Assim, para ser correto, o acrónimo deveria apresentar a letra A, de autoestrada. Seria, portanto, ASCUT. Austoestrada Sem Custos para o Utilizador. Aceitando como pouco relevante o facto da preposição “para” estar em minúsculas e não integrar o acrónimo, já não considero correta a utilização de duas letras da última palavra. Essa tradição não é portuguesa. O D e o E em PIDE significavam duas palavras diferentes, não era “demente”. Aliás, era demente, mas quem lhe deu o nome não terá pensado nisso. Por isso, a A23 e a A25 deviam estar classificadas como A.S.C.U.: Autoestradas Sem Custos para Utilizador.

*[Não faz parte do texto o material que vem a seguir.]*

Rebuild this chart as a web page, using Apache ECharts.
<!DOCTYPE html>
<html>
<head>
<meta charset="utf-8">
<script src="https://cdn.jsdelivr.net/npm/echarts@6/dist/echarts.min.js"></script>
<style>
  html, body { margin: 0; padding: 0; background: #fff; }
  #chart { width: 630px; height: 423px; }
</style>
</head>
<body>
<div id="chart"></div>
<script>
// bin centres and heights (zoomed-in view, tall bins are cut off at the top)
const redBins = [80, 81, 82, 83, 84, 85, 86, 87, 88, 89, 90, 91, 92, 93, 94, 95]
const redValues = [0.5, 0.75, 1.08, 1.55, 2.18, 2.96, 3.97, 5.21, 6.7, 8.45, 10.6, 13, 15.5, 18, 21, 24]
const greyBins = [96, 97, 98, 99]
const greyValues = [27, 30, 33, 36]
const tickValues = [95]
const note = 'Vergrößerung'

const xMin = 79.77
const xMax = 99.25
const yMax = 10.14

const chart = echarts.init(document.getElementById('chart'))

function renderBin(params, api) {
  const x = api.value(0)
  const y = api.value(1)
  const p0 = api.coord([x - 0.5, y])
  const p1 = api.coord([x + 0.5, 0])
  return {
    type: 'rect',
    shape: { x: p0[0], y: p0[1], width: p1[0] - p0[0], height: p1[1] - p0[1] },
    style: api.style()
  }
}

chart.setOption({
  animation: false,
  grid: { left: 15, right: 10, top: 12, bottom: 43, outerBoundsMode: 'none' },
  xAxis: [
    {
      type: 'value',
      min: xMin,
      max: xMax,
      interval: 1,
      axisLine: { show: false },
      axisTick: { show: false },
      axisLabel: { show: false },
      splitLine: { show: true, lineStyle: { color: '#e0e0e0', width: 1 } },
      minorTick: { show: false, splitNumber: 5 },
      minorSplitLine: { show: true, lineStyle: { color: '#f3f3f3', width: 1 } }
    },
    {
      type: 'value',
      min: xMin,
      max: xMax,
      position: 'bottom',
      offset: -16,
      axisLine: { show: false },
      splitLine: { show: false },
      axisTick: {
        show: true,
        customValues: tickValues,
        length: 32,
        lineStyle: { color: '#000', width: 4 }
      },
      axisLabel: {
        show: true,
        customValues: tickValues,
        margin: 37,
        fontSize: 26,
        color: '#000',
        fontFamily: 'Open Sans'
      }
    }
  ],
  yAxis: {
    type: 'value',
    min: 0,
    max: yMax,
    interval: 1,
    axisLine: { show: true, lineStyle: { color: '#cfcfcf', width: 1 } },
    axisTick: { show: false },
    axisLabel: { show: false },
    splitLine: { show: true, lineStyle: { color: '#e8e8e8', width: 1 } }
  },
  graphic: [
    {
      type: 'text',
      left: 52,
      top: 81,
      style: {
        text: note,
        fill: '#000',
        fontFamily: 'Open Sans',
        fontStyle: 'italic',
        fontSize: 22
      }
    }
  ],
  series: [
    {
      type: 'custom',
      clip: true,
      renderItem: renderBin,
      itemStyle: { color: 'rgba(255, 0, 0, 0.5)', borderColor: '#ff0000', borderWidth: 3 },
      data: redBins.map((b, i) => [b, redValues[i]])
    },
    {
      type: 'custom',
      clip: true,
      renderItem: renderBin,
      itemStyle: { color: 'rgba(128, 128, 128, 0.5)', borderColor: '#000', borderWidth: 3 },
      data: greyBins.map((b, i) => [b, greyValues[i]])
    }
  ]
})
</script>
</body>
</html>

Como foi explicado na semana transata, o objetivo desta série de três textos é tentar descobrir como chegar da Guarda a três pontos geográficos do Interior sem nunca passar por trajetos de qualquer ASCU. Esta semana, o destino era Castelo Branco. O ponto de partida desta viagem, a rotunda do G, é facilmente reconhecível para qualquer cidadão da Guarda. Ao contrário dos homens do resto do planeta, qualquer guardense sabe indicar onde fica o G. Curiosamente, o trajeto desta viagem assemelha-se aos conselhos da sexóloga Vânia Beliz. Começa-se do ponto G e a partir daí é sempre em frente.

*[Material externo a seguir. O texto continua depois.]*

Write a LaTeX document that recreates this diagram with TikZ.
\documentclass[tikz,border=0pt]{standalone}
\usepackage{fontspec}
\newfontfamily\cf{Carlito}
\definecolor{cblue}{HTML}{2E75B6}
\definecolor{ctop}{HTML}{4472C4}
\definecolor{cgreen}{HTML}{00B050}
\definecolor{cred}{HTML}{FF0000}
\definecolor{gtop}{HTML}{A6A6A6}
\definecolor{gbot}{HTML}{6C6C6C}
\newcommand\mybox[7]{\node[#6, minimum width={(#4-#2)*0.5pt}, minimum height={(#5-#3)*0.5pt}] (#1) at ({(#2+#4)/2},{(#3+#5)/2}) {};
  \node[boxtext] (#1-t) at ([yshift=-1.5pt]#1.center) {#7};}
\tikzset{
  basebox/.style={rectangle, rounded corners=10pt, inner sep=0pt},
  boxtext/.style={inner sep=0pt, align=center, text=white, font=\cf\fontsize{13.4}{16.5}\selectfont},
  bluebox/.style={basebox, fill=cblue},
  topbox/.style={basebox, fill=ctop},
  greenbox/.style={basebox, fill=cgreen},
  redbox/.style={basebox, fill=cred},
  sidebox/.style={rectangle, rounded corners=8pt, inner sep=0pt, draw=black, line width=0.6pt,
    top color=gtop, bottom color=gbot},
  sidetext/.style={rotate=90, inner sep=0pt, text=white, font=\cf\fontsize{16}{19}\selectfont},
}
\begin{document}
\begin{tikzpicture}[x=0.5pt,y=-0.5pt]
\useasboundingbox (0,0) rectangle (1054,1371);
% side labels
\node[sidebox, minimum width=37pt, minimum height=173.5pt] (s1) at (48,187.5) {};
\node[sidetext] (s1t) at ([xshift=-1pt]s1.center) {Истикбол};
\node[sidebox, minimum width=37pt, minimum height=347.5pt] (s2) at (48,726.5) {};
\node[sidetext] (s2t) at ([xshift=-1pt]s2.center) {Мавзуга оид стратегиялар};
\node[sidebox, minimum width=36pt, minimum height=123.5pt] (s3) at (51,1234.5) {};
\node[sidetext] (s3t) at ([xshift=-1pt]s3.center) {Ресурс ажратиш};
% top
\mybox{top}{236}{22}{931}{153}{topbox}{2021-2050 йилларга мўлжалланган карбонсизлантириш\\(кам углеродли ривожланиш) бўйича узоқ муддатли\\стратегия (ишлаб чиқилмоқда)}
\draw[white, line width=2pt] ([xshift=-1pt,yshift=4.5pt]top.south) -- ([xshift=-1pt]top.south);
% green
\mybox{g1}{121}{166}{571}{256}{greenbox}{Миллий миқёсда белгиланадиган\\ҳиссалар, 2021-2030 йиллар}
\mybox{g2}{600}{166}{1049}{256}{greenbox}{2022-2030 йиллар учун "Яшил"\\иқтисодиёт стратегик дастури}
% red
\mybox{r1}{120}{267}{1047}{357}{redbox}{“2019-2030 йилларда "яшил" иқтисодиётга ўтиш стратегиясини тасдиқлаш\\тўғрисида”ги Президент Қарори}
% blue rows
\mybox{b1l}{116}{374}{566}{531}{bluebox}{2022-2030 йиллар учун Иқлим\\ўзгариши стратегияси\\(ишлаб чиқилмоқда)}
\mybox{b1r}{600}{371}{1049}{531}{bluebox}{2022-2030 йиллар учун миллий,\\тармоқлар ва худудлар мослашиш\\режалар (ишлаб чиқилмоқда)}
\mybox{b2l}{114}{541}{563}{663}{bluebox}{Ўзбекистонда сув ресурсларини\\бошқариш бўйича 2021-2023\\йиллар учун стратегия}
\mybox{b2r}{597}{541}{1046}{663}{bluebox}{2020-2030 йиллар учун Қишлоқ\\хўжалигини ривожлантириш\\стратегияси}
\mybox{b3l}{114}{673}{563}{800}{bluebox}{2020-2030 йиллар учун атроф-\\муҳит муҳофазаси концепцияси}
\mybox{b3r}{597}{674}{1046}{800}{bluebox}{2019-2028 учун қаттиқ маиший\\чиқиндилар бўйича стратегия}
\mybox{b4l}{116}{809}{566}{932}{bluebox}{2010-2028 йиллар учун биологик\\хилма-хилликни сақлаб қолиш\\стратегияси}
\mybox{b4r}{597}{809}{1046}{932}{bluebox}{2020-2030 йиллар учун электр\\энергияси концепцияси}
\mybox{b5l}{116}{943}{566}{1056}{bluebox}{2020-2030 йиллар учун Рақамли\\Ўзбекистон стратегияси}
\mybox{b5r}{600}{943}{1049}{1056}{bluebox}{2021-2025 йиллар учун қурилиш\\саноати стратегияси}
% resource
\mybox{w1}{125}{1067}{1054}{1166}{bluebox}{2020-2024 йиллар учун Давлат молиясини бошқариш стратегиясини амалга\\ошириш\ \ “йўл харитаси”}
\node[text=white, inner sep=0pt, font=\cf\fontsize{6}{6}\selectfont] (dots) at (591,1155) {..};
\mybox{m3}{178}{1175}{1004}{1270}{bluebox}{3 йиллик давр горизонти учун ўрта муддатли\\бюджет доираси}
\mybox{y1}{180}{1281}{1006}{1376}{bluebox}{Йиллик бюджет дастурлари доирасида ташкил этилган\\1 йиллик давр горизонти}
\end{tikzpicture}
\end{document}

Sempre em frente pela Nacional 18, com a impressionante descida junto à encosta da serra, tornando mais emocionante a tarefa de equilibrar um Big Mac e uma Coca-Cola Zero nas mãos. Segue-se o trajeto pacato e arborizado até à entrada de Belmonte, após passagem ao lado pelo campo de golfe, sem parar, uma vez que o objetivo destas crónicas é tentar evitar gastos exagerados. Para os viajantes que levem tempo ou apanharem cinco camiões em fila, aconselha-se a paragem para ver Centum Cellas, uma casa de família do tempo da colonização romana. Bem, agora que já expliquei o que é, se calhar não vale a pena parar e perder a oportunidade de tentar ultrapassar cinco camiões de enfiada nas retas seguintes. É uma casa de família do tempo da colonização romana. É tudo. Pode seguir.

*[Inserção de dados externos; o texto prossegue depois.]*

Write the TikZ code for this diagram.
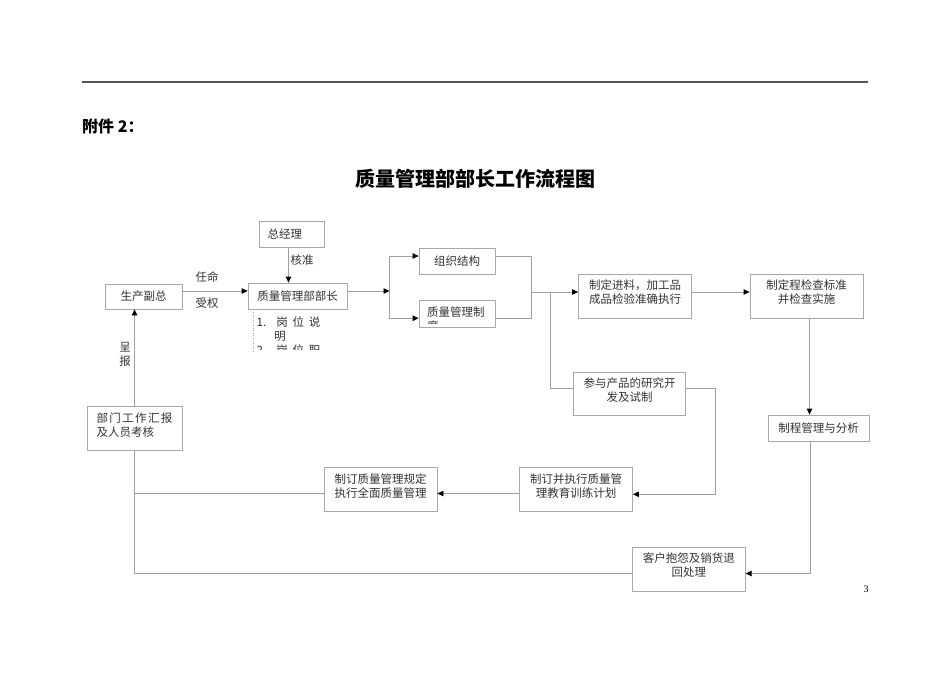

A estrada até ao Fundão é irritantemente razoável. Um cidadão quer protestar por lhe tirarem a autoestrada gratuita e a estrada que passa ao lado afinal não é horrível. Claro que esta observação foi feita enquanto os automóveis e os veículos pesados percorriam a distância pela autoestrada e o observador não tinha compromissos. À saída do Fundão, o primeiro troço turístico. Para chegar a Alpedrinha sobe-se e desce-se a Serra da Gardunha, avistam-se outras serras ao fundo, os vales de um lado e outro (um na subida, outro na descida). Para os habitantes de um lado e outro da Serra, a escalada da Gardunha poderá ser novamente um Regresso ao Futuro.
De Alpedrinha até Castelo Branco, a estrada percorrida torna-se uma espécie de irmã da ASCU A23. Tal como duas irmãs, estas estradas caminham sempre lado a lado, mas a mais velha é mais estreita, tem menos gente em cima e nunca vai cobrar dinheiro.
Eis-me chegado ao destino. Aqui, caberá ao leitor decidir que caminho seguir para entrar na grande cidade ou até, se preferir, desviar-se e ir até em Castelo Branco. Para isso existem muitas entradas, todas elas com rotundas que permitem, em caso de arrependimento, dar a volta e regressar.
No regresso, as vozes na minha cabeça parecem-se agora com Nuno Crato, e ouço-as anunciar o aumento das horas letivas de Português para os jovens adolescentes. O plano estende-se às regiões do interior, onde se prevê uma melhoria substancial do rendimento escolar dos jovens. A ideia do Governo passa por rendibilizar o tempo dos alunos cujas famílias vão deixar de poder passear ao fim-de-semana, por não poderem pagar as portagens das ASCU.
Agora talvez o leitor perceba como Eduardo Guerra Carneiro tinha razão, isto anda (mesmo) tudo ligado. O que o poeta não chegou a saber é que algumas ligações iriam passar a pagar portagem.